Abstract

Railway turnouts are one of the weaknesses of the high-speed railway; their health condition inspection is, therefore, crucial for the safety of high-speed trains. Vibrations collected from train axle boxes contain rich information of health conditions of railway turnouts. Identification of high-speed railway turnout generated vibrations is necessary for the subsequent assessment of the overall health status of the turnout based on the vibration signals generated by each element of the turnout (including welded joints, insulation joints, switch area, frog area, etc.). However, the turnout location in collected vibration data may vary from the actual one recorded. Hence, in order to detect the turnout location in the collected vibration data and identify the difference between the turnout location in the vibration and the actual turnout location recorded, this paper proposes a time–frequency slice and numerical model-driven mutual correlation method.
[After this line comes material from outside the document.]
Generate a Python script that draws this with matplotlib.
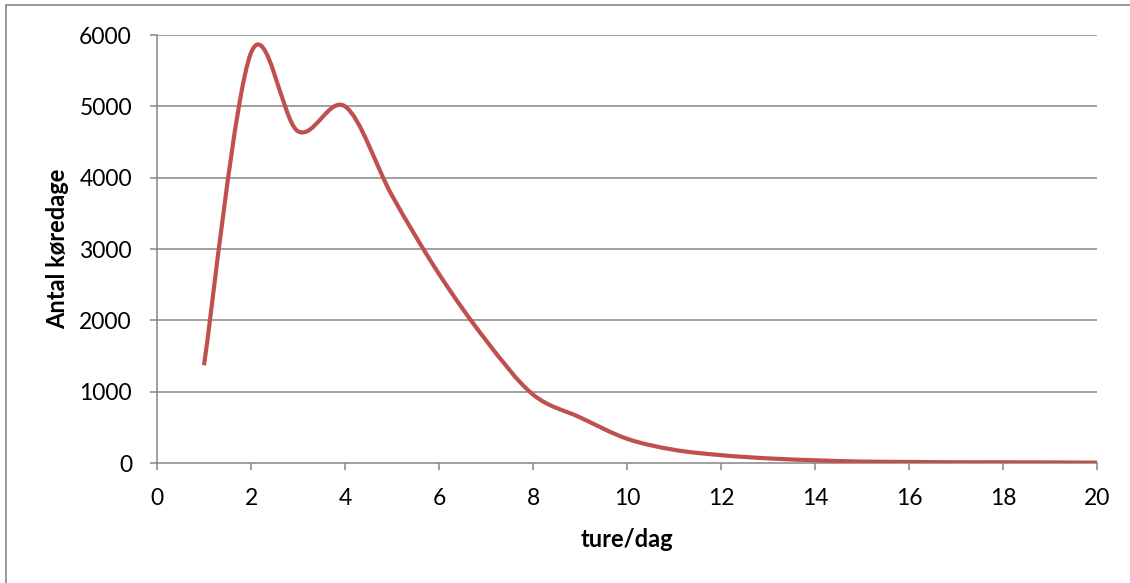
import matplotlib.pyplot as plt
from matplotlib.path import Path
from matplotlib.patches import PathPatch, Rectangle

# antal køredage fordelt på ture pr. dag
ture = [1, 2, 3, 4, 5, 6, 7, 8, 9, 10, 11, 12, 13, 14, 15, 16, 17, 18, 19, 20]
dage = [1370, 5750, 4650, 5000, 3750, 2650, 1720, 960, 640, 340,
        185, 110, 65, 38, 20, 15, 10, 10, 8, 5]

x_ticks = [0, 2, 4, 6, 8, 10, 12, 14, 16, 18, 20]
y_ticks = [0, 1000, 2000, 3000, 4000, 5000, 6000]

grey = '#868686'
red = '#C0504D'

plt.rcParams['font.family'] = ['Lato', 'DejaVu Sans']


def smooth_path(xs, ys):
    # udglattet linje som i Excel: bezier-kurver med catmull-rom tangenter
    n = len(xs)
    verts = [(xs[0], ys[0])]
    codes = [Path.MOVETO]
    for i in range(n - 1):
        p0 = max(i - 1, 0)
        p3 = min(i + 2, n - 1)
        c1 = (xs[i] + (xs[i + 1] - xs[p0]) / 6, ys[i] + (ys[i + 1] - ys[p0]) / 6)
        c2 = (xs[i + 1] - (xs[p3] - xs[i]) / 6, ys[i + 1] - (ys[p3] - ys[i]) / 6)
        verts += [c1, c2, (xs[i + 1], ys[i + 1])]
        codes += [Path.CURVE4] * 3
    return Path(verts, codes)


fig = plt.figure(figsize=(11.30, 5.83), dpi=100)
ax = fig.add_axes([157 / 1130, 120 / 583, 940 / 1130, 428 / 583])

# ramme rundt om diagrammet
fig.patches.append(Rectangle((6 / 1130, -0.1), 1.2, 1.1 - 5 / 583,
                             transform=fig.transFigure, fill=False,
                             edgecolor=grey, linewidth=1.2))

for v in y_ticks[1:]:
    ax.axhline(v, color=grey, linewidth=1.1, zorder=1)

ax.add_patch(PathPatch(smooth_path(ture, dage), fill=False, edgecolor=red,
                       linewidth=3, capstyle='butt', joinstyle='round', zorder=3))

ax.set_xlim(0, 20)
ax.set_ylim(0, 6000)
ax.set_xticks(x_ticks)
ax.set_yticks(y_ticks)

for side in ['top', 'right']:
    ax.spines[side].set_visible(False)
for side in ['left', 'bottom']:
    ax.spines[side].set_color(grey)
    ax.spines[side].set_linewidth(1.1)

ax.tick_params(axis='both', direction='out', length=5, width=1.1, color=grey,
               labelsize=16.5, labelcolor='black')
ax.tick_params(axis='y', pad=13)
ax.tick_params(axis='x', pad=13)

ax.set_xlabel('ture/dag', fontsize=17, fontweight='bold', labelpad=14)
ax.set_ylabel('Antal køredage', fontsize=17, fontweight='bold', labelpad=7)

plt.savefig('out.png', dpi=100)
Ensemble empirical mode decomposition (EEMD) is first applied to decompose the vibration signals collected from the train axle box. A time–frequency slice strategy is developed based on time-reassigned multi-synchrosqueezing transform (TMSST) to extract the impacts from joints and frog of the turnout. A vehicle turnout coupling dynamics model is then established to drive the mutual correlation to perform the turnout-induced impact extraction and the position difference identification. The proposed method is validated by on-site experimental data.